Add more regression tests for the userspace tools.

  • all: option coverage
  • mkfs: option combinations
  • fsck: add more broken filesystem images

Provide a library covering 'btrfs' functionality

Not claimed — no patches yet — Not in kernel yet

It would be nice to have a library for manipulating btrfs filesystem in a way that the btrfs tool does and make it available to other programs, or via language bindings.

bedup has a module exposing some of the core btrfs functionality to Python. There is also a btrfs library for haskell.

Time slider

Not claimed — no patches yet — Not in kernel yet

Auto snapshot and its management tool.

A tool partly covering this idea is snapper. Earlier work from Anand Jain on this is available at GitHub.

Audit tools for usecases with security implications

Some tools have to run under root but still may need some level of restrictions or confinement. An example is receive that could use chroot at some points. Search for more.


  • update man page of mount to contain btrfs options (use Mount_options as a source)
  • this very wiki needs updates and removal of obsolete information, work here is highly appreciated as this is one of the frequently consulted sources of information about btrfs
  • document ioctls: parameters, return values, expected effects
  • document send stream format, RFC, validator, dumper; see far-progs

Cleanup projects

This is a short collection of possible cleanups, that would make the code easier to read and to maintain. Please note that cleanups may interfere with patches in-flight doing some real work and merging may be postponed or you may be asked to refresh them on top of other changes.

Please note that pure whitespace and style reformatting changes are not really necessary at this phase of development. They get fixed along regular changes. Possibly once upon in a while a patch that fixes many if not all whitespace errors could work, but otherwise it's considered a noise.

Pass fs_info instead of root

Daniel Dressler — Patches in flight — Not in kernel yet

Lots of functions get a root passed, but only need the fs_info part of it. This is confusing, as it is unclear if a specific root is needed or if any root will do.

Helpers for tree enumeration

Not claimed — no patches yet — Not in kernel yet

Writing tree enumeration code requires deep knowledge of the underlying functions and makes some assumption about possible results. Build some generic helpers or enumeration functions instead, to make the code shorter and more readable, and easier to write.
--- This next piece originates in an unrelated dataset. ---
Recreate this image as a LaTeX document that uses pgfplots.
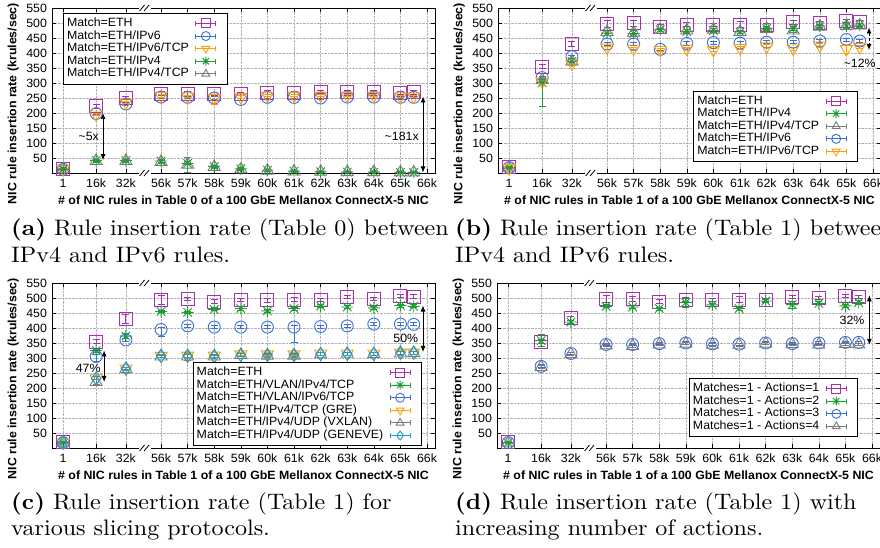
\documentclass[border=0pt]{standalone}
\usepackage{fontspec}
\setmainfont{Liberation Sans}[FakeStretch=1.03]
\newfontfamily\capfont{lmroman10-regular.otf}[BoldFont=lmroman10-bold.otf, FakeStretch=1.075]
\usepackage{pgfplots}
\usepackage{pgfplotstable}
\pgfplotsset{compat=1.18}
\usetikzlibrary{arrows.meta}

\definecolor{cpur}{HTML}{A62FB2}
\definecolor{cgrn}{HTML}{1E9E32}
\definecolor{cblu}{HTML}{3A6EE0}
\definecolor{cora}{HTML}{FFA000}
\definecolor{cgry}{HTML}{7A7A7A}
\definecolor{ccya}{HTML}{15A0D0}

% gnuplot-like "*" point: plus and cross
\pgfdeclareplotmark{gpstar}{%
  \pgfpathmoveto{\pgfqpoint{-\pgfplotmarksize}{0pt}}\pgfpathlineto{\pgfqpoint{\pgfplotmarksize}{0pt}}%
  \pgfpathmoveto{\pgfqpoint{0pt}{-\pgfplotmarksize}}\pgfpathlineto{\pgfqpoint{0pt}{\pgfplotmarksize}}%
  \pgfpathmoveto{\pgfqpoint{-.707\pgfplotmarksize}{-.707\pgfplotmarksize}}\pgfpathlineto{\pgfqpoint{.707\pgfplotmarksize}{.707\pgfplotmarksize}}%
  \pgfpathmoveto{\pgfqpoint{-.707\pgfplotmarksize}{.707\pgfplotmarksize}}\pgfpathlineto{\pgfqpoint{.707\pgfplotmarksize}{-.707\pgfplotmarksize}}%
  \pgfusepathqstroke}

\newcommand\gpfont{\fontsize{12}{12.4}\selectfont}

% x positions: 1, 16k, 32k, then 56k..65k, 65.5k
\pgfplotstableread{
x     eth e1 v6  e2 v6t e3 v4 e4 v4t e5
-3.68 15  3  12  3  12  3  12 3  12  3
-2.44 222 6  198 4  195 4  42 4  40  4
-1.32 250 6  230 4  235 4  42 4  40  4
0     265 6  253 4  257 4  40 4  37  4
1     265 6  252 4  255 4  32 5  28  25
2     264 6  250 4  250 20 22 4  20  4
3     263 6  245 4  253 4  14 3  12  3
4     268 6  252 4  258 4  9  3  8   3
5     267 6  252 4  258 4  6  2  5   2
6     270 6  250 4  258 4  4  2  4   2
7     270 6  253 4  258 4  3  2  3   2
8     270 6  253 4  258 4  3  2  3   2
9     267 6  252 4  255 4  2  2  2   2
9.5   269 6  252 4  255 4  2  2  2   2
}\tabA

\pgfplotstableread{
x     eth e1 v4  ep em v4t e3 v6  e4 v6t e5
-3.68 20  3  18  3  3  18  3  18  3  16  3
-2.44 355 8  301 18 78 310 5  318 5  305 5
-1.32 430 8  372 5  5  372 5  388 5  365 5
0     497 12 466 8  8  470 6  430 5  418 5
1     499 10 465 10 10 468 6  430 5  415 5
2     488 6  478 5  5  478 5  412 4  410 4
3     495 8  472 6  6  475 5  432 6  415 5
4     493 6  475 6  6  478 5  435 5  410 6
5     495 10 470 6  6  470 5  433 5  417 5
6     492 5  482 5  5  480 5  436 5  422 5
7     502 6  482 8  8  475 8  436 5  415 5
8     499 6  490 6  6  488 6  440 6  425 6
9     507 6  490 8  8  490 8  445 5  413 14
9.5   505 5  493 6  6  492 6  440 6  420 6
}\tabB

\pgfplotstableread{
x     eth e1 v4  e2 v6  ep em gre e4 vx  e5 gen e6
-3.68 20  3  18  3  18  3  3  18  3  18  3  18  3
-2.44 355 6  325 5  305 8  15 232 5  220 8  232 5
-1.32 430 14 373 8  360 5  5  265 4  263 4  265 4
0     495 15 455 4  395 8  22 307 4  305 4  307 4
1     497 6  452 4  407 5  5  308 8  305 12 307 6
2     488 6  462 5  403 5  5  308 5  305 5  306 5
3     493 6  465 6  403 5  5  312 5  310 5  310 5
4     492 6  457 5  403 5  5  312 5  308 5  310 5
5     495 8  465 5  403 5  50 312 5  308 5  310 5
6     493 5  473 5  405 5  5  315 5  312 5  313 5
7     502 5  470 5  407 5  5  315 5  314 5  314 5
8     497 5  467 5  413 6  6  315 5  313 5  313 5
9     507 6  475 5  413 5  5  318 6  315 6  318 5
9.5   505 6  472 5  412 5  5  318 5  316 5  318 5
}\tabC

\pgfplotstableread{
x     a1  e1 a2  e2 a3  e3 a4  e4
-3.68 20  3  18  3  18  3  18  3
-2.44 355 6  358 20 272 5  270 5
-1.32 432 6  420 6  315 4  313 4
0     497 12 472 5  345 4  342 4
1     498 8  470 5  345 4  340 4
2     488 6  465 5  348 4  345 4
3     495 6  485 15 350 4  348 4
4     493 6  477 5  347 4  344 4
5     495 10 465 5  346 4  344 4
6     492 5  490 5  350 4  348 4
7     503 5  478 12 348 4  346 4
8     500 6  482 5  350 4  345 4
9     507 6  474 5  352 4  347 4
9.5   505 5  485 6  352 4  345 4
}\tabD

\tikzset{dbl/.style={{Latex[length=6pt,width=5pt]}-{Latex[length=6pt,width=5pt]}, line width=0.8pt}}

\pgfplotsset{
  gp/.style={
    anchor=south west, scale only axis, width=383pt, height=165pt,
    xmin=-4.1, xmax=10.3, ymin=0, ymax=550,
    xtick={-3.68,-2.44,-1.32,0,1,2,3,4,5,6,7,8,9,10},
    xticklabels={1,16k,32k,56k,57k,58k,59k,60k,61k,62k,63k,64k,65k,66k},
    ytick={50,100,...,550},
    tick align=inside, tick pos=both, major tick length=4pt,
    grid=major, grid style={densely dotted, black!30, line width=0.5pt},
    axis line style={line width=0.8pt},
    every tick/.style={black, line width=0.6pt},
    tick label style={font=\gpfont},
    /pgf/number format/assume math mode=true,
    yticklabel style={xshift=-1.5pt},
    xticklabel style={yshift=-2.5pt},
    ylabel={NIC rule insertion rate (krules/sec)},
    every axis y label/.style={at={(axis description cs:-0.093,0.42)}, rotate=90, anchor=base, font=\bfseries\gpfont},
    every axis x label/.style={at={(axis description cs:0.5,-0.165)}, anchor=center, font=\bfseries\gpfont},
    clip=false,
    legend cell align=left, legend plot pos=right,
    legend style={font=\gpfont, draw=black, line width=0.8pt, inner xsep=3pt, inner ysep=4pt, row sep=0.4pt,
      nodes={inner sep=0.5pt, text height=8.6pt, text depth=2.6pt}},
  },
  every axis plot post/.append style={only marks, line width=0.9pt,
    legend image code/.code={%
      \path (0pt,0pt) (34pt,0pt);
      \draw[##1, mark=none] (6pt,0pt) -- (26pt,0pt) (6pt,-2.5pt) -- (6pt,2.5pt) (26pt,-2.5pt) -- (26pt,2.5pt);
      \draw[##1, overlay, mark size=4.5pt] plot coordinates {(16pt,0pt)};}},
  eb/.style={error bars/.cd, y dir=both, y explicit, error bar style={line width=0.9pt},
    error mark options={rotate=90, mark size=3.5pt, line width=0.9pt}},
  sETH/.style={cpur, mark=square, mark size=6.5pt},
  sV6/.style={cblu, mark=o, mark size=6pt},
  sV6T/.style={cora, mark=triangle, mark size=7pt, mark options={rotate=180}},
  sV4/.style={cgrn, mark=gpstar, mark size=6pt},
  sV4T/.style={cgry, mark=triangle, mark size=7pt},
  sGEN/.style={ccya, mark=diamond, mark size=6.5pt},
}

% axis break mark
\newcommand\brk[1]{%
  \begin{scope}[shift={(axis cs:-0.6,#1)}]
    \fill[white] (-6pt,-2.5pt) rectangle (6pt,2.5pt);
    \draw[line width=0.8pt] (-5.5pt,-3pt) -- (-0.5pt,3pt) (-1pt,-3pt) -- (4pt,3pt);
  \end{scope}}

\begin{document}
\begin{tikzpicture}
\useasboundingbox (0,0) rectangle (880pt,548pt);
\clip (0,0) rectangle (880pt,548pt);

% (a)
\begin{axis}[gp, at={(52pt,375pt)},
  xlabel={\# of NIC rules in Table 0 of a 100 GbE Mellanox ConnectX-5 NIC},
  legend style={at={(axis description cs:0.029,0.97)}, anchor=north west}]
\addplot[sETH, eb] table[x=x, y=eth, y error=e1] {\tabA}; \addlegendentry{Match=ETH}
\addplot[sV6, eb] table[x=x, y=v6, y error=e2] {\tabA}; \addlegendentry{Match=ETH/IPv6}
\addplot[sV6T, eb] table[x=x, y=v6t, y error=e3] {\tabA}; \addlegendentry{Match=ETH/IPv6/TCP}
\addplot[sV4, eb] table[x=x, y=v4, y error=e4] {\tabA}; \addlegendentry{Match=ETH/IPv4}
\addplot[sV4T, eb] table[x=x, y=v4t, y error=e5] {\tabA}; \addlegendentry{Match=ETH/IPv4/TCP}
\draw[dbl] (axis cs:-2.18,200) -- (axis cs:-2.18,43);
\node[font=\gpfont] at (axis cs:-2.72,123) {\textasciitilde5x};
\draw[dbl] (axis cs:9.85,255) -- (axis cs:9.85,2);
\node[font=\gpfont] at (axis cs:9.05,123) {\textasciitilde181x};
\brk{0}\brk{550}
\end{axis}

% (b)
\begin{axis}[gp, at={(498pt,375pt)},
  xlabel={\# of NIC rules in Table 1 of a 100 GbE Mellanox ConnectX-5 NIC},
  legend style={at={(axis description cs:0.94,0.067)}, anchor=south east}]
\addplot[sETH, eb] table[x=x, y=eth, y error=e1] {\tabB}; \addlegendentry{Match=ETH}
\addplot[sV4, eb] table[x=x, y=v4, y error plus=ep, y error minus=em] {\tabB}; \addlegendentry{Match=ETH/IPv4}
\addplot[sV4T, eb] table[x=x, y=v4t, y error=e3] {\tabB}; \addlegendentry{Match=ETH/IPv4/TCP}
\addplot[sV6, eb] table[x=x, y=v6, y error=e4] {\tabB}; \addlegendentry{Match=ETH/IPv6}
\addplot[sV6T, eb] table[x=x, y=v6t, y error=e5] {\tabB}; \addlegendentry{Match=ETH/IPv6/TCP}
\draw[dbl, densely dashed] (axis cs:9.85,485) -- (axis cs:9.85,410);
\node[font=\gpfont] at (axis cs:9.5,367) {\textasciitilde12\%};
\brk{0}\brk{550}
\end{axis}

% (c)
\begin{axis}[gp, at={(52pt,100pt)},
  xlabel={\# of NIC rules in Table 1 of a 100 GbE Mellanox ConnectX-5 NIC},
  legend style={at={(axis description cs:0.966,0.012)}, anchor=south east}]
\addplot[sETH, eb] table[x=x, y=eth, y error=e1] {\tabC}; \addlegendentry{Match=ETH}
\addplot[sV4, eb] table[x=x, y=v4, y error=e2] {\tabC}; \addlegendentry{Match=ETH/VLAN/IPv4/TCP}
\addplot[sV6, eb] table[x=x, y=v6, y error plus=ep, y error minus=em] {\tabC}; \addlegendentry{Match=ETH/VLAN/IPv6/TCP}
\addplot[sV6T, eb] table[x=x, y=gre, y error=e4] {\tabC}; \addlegendentry{Match=ETH/IPv4/TCP (GRE)}
\addplot[sV4T, eb] table[x=x, y=vx, y error=e5] {\tabC}; \addlegendentry{Match=ETH/IPv4/UDP (VXLAN)}
\addplot[sGEN, eb] table[x=x, y=gen, y error=e6] {\tabC}; \addlegendentry{Match=ETH/IPv4/UDP (GENEVE)}
\draw[dbl] (axis cs:-2.14,325) -- (axis cs:-2.14,220);
\node[font=\gpfont] at (axis cs:-2.74,267) {47\%};
\draw[dbl] (axis cs:9.85,475) -- (axis cs:9.85,320);
\node[font=\gpfont] at (axis cs:9.2,367) {50\%};
\brk{0}\brk{550}
\end{axis}

% (d)
\begin{axis}[gp, at={(497pt,100pt)},
  xlabel={\# of NIC rules in Table 1 of a 100 GbE Mellanox ConnectX-5 NIC},
  legend style={at={(axis description cs:0.943,0.067)}, anchor=south east}]
\addplot[sETH, eb] table[x=x, y=a1, y error=e1] {\tabD}; \addlegendentry{Matches=1 - Actions=1}
\addplot[sV4, eb] table[x=x, y=a2, y error=e2] {\tabD}; \addlegendentry{Matches=1 - Actions=2}
\addplot[sV6, eb] table[x=x, y=a3, y error=e3] {\tabD}; \addlegendentry{Matches=1 - Actions=3}
\addplot[sV4T, eb] table[x=x, y=a4, y error=e4] {\tabD}; \addlegendentry{Matches=1 - Actions=4}
\draw[dbl] (axis cs:9.9,509) -- (axis cs:9.9,344);
\node[font=\gpfont] at (axis cs:9.25,425) {32\%};
\brk{0}\brk{550}
\end{axis}

% sub-captions
\begin{scope}[every node/.style={anchor=base west, inner sep=0pt, font=\capfont\fontsize{22.4}{27}\selectfont}]
\node at (11pt,312pt) {\textbf{(a)} Rule insertion rate (Table 0) between};
\node at (11pt,285pt) {IPv4 and IPv6 rules.};
\node at (455pt,312pt) {\textbf{(b)} Rule insertion rate (Table 1) between};
\node at (455pt,285pt) {IPv4 and IPv6 rules.};
\node at (11pt,38pt) {\textbf{(c)} Rule insertion rate (Table 1) for};
\node at (11pt,12pt) {various slicing protocols.};
\node at (455pt,38pt) {\textbf{(d)} Rule insertion rate (Table 1) with};
\node at (455pt,12pt) {increasing number of actions.};
\end{scope}
\end{tikzpicture}
\end{document}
Use the kernel code in user mode

Eric Sandeen has started working on this (Apr 2013) — no patches yet — Not in kernel yet

The user mode utilities have a local copy of the kernel code, with some small adjustments for running in user mode. The fork of the sources was quite a while ago, so many kernel features are now missing in user mode. Also maintaining two copies is burdensome. Expand the wrappers instead so the true kernel code can be used. These helpers could also generically make use of the upcoming readahead API.

Remove unused parameters (in general)

Not claimed — no patches yet — Not in kernel yet

Eg. like this [1] or [2] . To find more, enable -Wunused-parameter in scripts/ and run

make W=1 fs/btrfs/

The output is noisy, you can comment out the other warnings or grep is your friend.

Make less functions inline to help identifying them on the stack

Not claimed — no patches yet — Not in kernel yet (at the end)

As an aside, this is why XFS use noinline for most of it's static functions - so that stack traces are accurate when a problem occurs. Debuggability of complex code paths is far more important than the small speed improvement automatic inlining of static functions gives...

Good candidates appear when one tries to analyze a stacktrace, doest not see a function being called although it appears on stack. Then it's needed to look into all such functions (and maybe repeating the whole exercise from there). Short wrappers or small simple helpers are not good candidates.

The functions should be tagged with noinline_for_stack.

Move nodesize/leafsize/sectorsize/stripesize to fs_info

Not claimed — no patches yet — Not in kernel yet


There are some items in btrfs_root (and others) that are unnecessarily duplicated but one definition is enough.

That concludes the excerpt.